40th Mayor of Jersey City
- In office July 1, 1985 – June 30, 1989
- Preceded by: Gerald McCann
- Succeeded by: Gerald McCann

Personal details
- Born: August 8, 1922 Jersey City, New Jersey
- Died: February 26, 2015 (aged 92) Jersey City, New Jersey
- Party: Democratic
- Spouse: Anna (d. December 1, 1988)
- Profession: Educator

Military service
- Allegiance: United States of America
- Branch/service: United States Marine Corps
- Years of service: 1943 – 1946
- Rank: Corporal
- Unit: 5th Marine Division
- Battles/wars: World War II

= Anthony R. Cucci =

American politician

Anthony R. Cucci (August 8, 1922 - February 26, 2015) was an American educator and Democratic Party politician who served as the 40th Mayor of Jersey City from July 1, 1985, until June 30, 1989. Cucci served on the City Council from 1977 to 1981, and was a member of the board of education of the Jersey City Public Schools from 2000 until 2009.

==Early life==
Born and raised in Jersey City, Cucci attended public schools. During World War II, Cucci served as a US Marine and fought in the Battle of Iwo Jima. Cucci attended Seton Hall University and taught in the Jersey City and New York City school systems.

==Political career==
Cucci was elected to the Jersey City City Council in 1977 and served a single four-year term. He ran for mayor in 1981, coming in third in the general election behind New Jersey State Senator Wally Sheil and eventual winner Gerald McCann.

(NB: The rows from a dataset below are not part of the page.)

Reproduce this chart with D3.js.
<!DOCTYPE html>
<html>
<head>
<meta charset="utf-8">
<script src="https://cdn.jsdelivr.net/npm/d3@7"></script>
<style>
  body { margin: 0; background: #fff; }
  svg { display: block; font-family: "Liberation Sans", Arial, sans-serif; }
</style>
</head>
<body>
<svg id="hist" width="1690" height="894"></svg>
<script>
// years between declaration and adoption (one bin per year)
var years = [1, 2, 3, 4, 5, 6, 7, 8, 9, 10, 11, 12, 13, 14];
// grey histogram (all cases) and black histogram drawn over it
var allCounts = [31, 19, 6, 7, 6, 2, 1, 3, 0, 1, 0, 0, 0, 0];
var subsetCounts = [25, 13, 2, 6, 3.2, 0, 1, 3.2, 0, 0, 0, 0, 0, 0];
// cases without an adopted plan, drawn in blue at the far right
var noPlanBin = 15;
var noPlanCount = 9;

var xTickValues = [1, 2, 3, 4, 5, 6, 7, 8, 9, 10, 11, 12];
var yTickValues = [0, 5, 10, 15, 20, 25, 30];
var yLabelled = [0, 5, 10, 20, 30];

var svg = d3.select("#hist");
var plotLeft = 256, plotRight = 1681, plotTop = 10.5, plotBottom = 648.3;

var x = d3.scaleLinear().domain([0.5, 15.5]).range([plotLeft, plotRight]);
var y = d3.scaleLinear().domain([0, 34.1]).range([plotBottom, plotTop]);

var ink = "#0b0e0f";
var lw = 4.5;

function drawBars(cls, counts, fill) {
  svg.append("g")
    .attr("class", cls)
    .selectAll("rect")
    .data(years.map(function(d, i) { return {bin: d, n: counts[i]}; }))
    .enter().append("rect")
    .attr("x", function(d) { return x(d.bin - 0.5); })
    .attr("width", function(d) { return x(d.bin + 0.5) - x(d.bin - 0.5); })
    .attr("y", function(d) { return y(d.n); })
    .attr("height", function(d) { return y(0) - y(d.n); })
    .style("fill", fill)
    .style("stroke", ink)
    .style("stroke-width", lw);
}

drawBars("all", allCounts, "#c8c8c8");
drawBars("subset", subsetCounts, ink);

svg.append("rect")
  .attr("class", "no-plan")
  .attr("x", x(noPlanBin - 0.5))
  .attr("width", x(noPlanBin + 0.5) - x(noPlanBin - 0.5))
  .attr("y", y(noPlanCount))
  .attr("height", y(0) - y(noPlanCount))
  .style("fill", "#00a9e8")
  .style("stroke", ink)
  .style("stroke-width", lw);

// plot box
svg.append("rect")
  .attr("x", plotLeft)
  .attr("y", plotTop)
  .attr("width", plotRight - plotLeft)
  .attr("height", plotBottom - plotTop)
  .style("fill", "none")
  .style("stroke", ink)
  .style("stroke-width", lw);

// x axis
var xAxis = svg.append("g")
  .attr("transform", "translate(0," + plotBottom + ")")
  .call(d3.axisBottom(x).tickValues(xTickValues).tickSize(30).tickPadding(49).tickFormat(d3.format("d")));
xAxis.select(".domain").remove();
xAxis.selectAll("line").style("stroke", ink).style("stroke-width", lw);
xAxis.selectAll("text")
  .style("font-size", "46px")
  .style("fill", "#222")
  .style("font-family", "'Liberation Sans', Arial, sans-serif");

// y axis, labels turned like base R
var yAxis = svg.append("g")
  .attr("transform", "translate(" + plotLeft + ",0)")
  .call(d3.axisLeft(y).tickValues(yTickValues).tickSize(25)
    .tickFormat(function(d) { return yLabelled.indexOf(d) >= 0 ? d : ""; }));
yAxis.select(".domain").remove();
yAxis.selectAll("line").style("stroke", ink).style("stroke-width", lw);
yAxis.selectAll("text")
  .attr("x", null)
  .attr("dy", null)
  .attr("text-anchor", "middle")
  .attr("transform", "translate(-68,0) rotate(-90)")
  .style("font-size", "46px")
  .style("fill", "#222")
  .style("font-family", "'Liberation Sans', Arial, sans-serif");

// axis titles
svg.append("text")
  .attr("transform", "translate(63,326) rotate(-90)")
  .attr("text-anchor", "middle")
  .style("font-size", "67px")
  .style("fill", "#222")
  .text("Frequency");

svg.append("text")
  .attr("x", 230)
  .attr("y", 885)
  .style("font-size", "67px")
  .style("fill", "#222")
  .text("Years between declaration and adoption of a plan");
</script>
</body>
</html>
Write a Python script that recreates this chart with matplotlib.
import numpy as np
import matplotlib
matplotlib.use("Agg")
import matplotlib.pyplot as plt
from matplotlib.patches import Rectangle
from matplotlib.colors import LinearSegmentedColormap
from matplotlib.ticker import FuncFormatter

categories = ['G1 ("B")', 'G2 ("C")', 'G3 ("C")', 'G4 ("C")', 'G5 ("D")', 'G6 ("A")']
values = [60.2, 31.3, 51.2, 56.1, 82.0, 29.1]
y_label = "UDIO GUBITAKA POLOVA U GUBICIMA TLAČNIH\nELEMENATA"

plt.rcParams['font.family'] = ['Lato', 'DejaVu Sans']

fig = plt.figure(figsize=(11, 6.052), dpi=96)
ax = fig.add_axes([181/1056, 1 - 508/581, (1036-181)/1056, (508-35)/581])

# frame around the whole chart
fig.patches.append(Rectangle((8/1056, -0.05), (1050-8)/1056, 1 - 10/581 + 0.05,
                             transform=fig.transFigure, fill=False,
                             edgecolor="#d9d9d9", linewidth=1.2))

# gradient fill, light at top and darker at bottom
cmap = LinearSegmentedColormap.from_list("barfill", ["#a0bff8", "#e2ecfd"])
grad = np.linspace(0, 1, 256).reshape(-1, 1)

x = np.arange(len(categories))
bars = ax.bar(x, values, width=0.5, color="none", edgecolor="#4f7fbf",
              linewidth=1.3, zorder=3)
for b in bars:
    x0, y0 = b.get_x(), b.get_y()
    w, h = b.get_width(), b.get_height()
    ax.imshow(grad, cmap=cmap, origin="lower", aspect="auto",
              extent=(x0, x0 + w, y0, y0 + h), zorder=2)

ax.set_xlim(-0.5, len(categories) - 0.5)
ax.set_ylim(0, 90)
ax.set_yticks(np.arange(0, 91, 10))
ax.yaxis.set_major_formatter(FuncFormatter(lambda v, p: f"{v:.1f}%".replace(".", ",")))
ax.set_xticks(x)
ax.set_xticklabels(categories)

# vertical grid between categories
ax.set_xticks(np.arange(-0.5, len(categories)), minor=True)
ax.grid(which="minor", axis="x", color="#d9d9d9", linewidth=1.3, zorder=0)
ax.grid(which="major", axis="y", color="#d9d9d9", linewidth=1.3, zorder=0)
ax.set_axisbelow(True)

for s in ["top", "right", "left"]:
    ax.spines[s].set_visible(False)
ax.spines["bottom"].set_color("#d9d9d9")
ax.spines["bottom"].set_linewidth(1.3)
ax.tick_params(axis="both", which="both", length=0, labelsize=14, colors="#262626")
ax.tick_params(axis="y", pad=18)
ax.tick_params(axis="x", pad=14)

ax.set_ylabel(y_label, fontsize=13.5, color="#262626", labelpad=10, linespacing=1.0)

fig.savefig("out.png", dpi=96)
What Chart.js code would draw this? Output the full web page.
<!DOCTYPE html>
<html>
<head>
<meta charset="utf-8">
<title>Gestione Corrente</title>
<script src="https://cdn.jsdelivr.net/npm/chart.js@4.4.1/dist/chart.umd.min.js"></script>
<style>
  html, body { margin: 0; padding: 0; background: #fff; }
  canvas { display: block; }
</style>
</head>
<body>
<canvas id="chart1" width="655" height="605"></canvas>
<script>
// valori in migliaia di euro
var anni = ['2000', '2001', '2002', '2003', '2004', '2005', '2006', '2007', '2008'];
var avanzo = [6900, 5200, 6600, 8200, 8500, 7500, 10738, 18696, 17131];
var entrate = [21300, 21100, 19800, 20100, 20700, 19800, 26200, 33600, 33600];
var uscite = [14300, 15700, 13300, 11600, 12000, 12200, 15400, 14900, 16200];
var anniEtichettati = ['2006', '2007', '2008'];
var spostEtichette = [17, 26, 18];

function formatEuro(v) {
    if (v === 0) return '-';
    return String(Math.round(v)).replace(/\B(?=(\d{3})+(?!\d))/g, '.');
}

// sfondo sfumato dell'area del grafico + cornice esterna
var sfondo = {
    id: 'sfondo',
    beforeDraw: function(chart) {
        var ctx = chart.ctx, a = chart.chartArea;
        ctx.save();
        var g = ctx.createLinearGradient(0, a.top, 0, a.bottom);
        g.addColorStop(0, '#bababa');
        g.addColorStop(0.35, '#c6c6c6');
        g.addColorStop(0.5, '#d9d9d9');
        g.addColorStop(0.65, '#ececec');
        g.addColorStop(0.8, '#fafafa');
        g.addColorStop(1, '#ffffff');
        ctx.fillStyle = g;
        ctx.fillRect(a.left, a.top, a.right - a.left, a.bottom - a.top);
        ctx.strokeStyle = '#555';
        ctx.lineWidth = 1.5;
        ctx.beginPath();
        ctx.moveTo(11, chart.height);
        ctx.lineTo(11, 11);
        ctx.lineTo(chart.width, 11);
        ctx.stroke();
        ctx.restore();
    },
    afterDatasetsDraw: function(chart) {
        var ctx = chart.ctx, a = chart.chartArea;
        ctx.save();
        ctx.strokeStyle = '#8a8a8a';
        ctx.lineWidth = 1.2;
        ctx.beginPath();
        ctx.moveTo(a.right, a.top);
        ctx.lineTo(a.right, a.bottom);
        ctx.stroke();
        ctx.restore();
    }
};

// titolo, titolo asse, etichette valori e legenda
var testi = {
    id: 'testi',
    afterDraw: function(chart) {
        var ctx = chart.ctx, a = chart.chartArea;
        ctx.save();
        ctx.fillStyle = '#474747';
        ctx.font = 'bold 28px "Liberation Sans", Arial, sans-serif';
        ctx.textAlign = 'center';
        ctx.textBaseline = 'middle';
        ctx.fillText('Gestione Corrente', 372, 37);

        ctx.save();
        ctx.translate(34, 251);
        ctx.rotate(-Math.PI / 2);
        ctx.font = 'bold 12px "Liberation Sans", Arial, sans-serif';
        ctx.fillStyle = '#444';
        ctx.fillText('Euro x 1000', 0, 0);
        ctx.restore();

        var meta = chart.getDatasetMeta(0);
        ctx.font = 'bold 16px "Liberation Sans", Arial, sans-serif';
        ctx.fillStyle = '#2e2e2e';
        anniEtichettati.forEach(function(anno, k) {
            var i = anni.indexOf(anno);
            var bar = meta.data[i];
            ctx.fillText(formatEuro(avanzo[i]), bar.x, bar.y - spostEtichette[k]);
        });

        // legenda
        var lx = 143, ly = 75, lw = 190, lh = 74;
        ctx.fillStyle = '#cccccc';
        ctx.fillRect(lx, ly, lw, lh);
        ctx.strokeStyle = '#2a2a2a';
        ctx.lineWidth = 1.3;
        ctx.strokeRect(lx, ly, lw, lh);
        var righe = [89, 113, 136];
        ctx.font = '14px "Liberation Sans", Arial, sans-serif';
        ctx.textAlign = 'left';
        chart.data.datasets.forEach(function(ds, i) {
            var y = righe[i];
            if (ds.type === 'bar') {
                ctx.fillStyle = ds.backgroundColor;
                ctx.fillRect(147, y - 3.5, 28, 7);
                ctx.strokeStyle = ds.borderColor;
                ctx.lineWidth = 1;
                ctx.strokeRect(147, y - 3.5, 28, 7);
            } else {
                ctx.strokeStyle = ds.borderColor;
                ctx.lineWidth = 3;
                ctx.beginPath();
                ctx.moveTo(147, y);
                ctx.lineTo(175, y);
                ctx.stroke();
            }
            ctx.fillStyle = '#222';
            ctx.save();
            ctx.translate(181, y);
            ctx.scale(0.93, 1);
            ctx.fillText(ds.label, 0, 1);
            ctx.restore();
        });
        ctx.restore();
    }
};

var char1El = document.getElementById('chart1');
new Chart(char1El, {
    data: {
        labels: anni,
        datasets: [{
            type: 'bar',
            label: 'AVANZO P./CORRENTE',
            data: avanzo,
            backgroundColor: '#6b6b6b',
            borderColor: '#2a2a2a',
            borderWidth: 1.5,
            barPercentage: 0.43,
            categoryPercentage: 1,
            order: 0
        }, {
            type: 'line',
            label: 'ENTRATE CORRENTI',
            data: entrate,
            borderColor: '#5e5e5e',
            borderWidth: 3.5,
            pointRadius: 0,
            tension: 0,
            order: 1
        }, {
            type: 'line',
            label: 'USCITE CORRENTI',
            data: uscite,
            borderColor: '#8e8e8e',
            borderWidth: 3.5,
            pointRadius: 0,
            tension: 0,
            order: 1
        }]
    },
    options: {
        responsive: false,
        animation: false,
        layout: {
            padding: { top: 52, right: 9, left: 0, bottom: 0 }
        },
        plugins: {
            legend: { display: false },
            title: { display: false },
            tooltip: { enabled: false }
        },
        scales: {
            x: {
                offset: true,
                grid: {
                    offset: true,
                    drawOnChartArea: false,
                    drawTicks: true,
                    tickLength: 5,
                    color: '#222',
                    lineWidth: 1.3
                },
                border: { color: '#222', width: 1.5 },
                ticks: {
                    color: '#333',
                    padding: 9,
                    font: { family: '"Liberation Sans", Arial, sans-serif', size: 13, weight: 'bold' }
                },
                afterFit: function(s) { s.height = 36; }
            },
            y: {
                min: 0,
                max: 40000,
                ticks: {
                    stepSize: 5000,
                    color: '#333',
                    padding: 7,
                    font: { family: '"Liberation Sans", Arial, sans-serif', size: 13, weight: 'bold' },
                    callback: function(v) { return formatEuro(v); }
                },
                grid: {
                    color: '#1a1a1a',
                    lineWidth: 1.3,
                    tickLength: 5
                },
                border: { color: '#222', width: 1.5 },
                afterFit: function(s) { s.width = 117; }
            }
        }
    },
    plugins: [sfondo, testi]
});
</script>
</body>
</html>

Cucci again ran for mayor in 1985, coming in first in the general election and forcing a runoff election with McCann. Cucci won the runoff, and was sworn in as Mayor of Jersey City at one minute after midnight on July 1, 1985.

While mayor, Cucci threatened to foreclose on the Statue of Liberty and sell it at auction due to an outstanding water bill of over $940,000 owed to the city by the United States Department of the Interior.

In 1988, Cucci established a sister city relationship between Jersey City and Cusco, Peru. While on a goodwill visit to Peru, Cucci's wife and the wife of Cusco Mayor Carlos Chacon were killed when the railroad car in which they were riding derailed and fell 700 feet off an embankment. The crash was suspected to have been caused by sabotage by either Maoist Shining Path guerrillas or a nationwide labor strike in Peru at the time. Peruvian authorities determined that the sabotage, a 10-inch steel rod wedged onto the tracks, was the work of guerillas.

Shortly after returning from Peru, Cucci announced his intention to seek re-election, Cucci came in fourth in the May 1989 general election behind former mayors Thomas F.X. Smith and McCann, as well as City Council President Glenn Dale Cunningham.

Cucci was elected to the Jersey City Board of Education in 2000, and served three terms. He lost his bid for re-election in 2009 when 12 people ran for three available seats.

Cucci was named to the Fashion Foundation of America's Best Dressed list in 1985.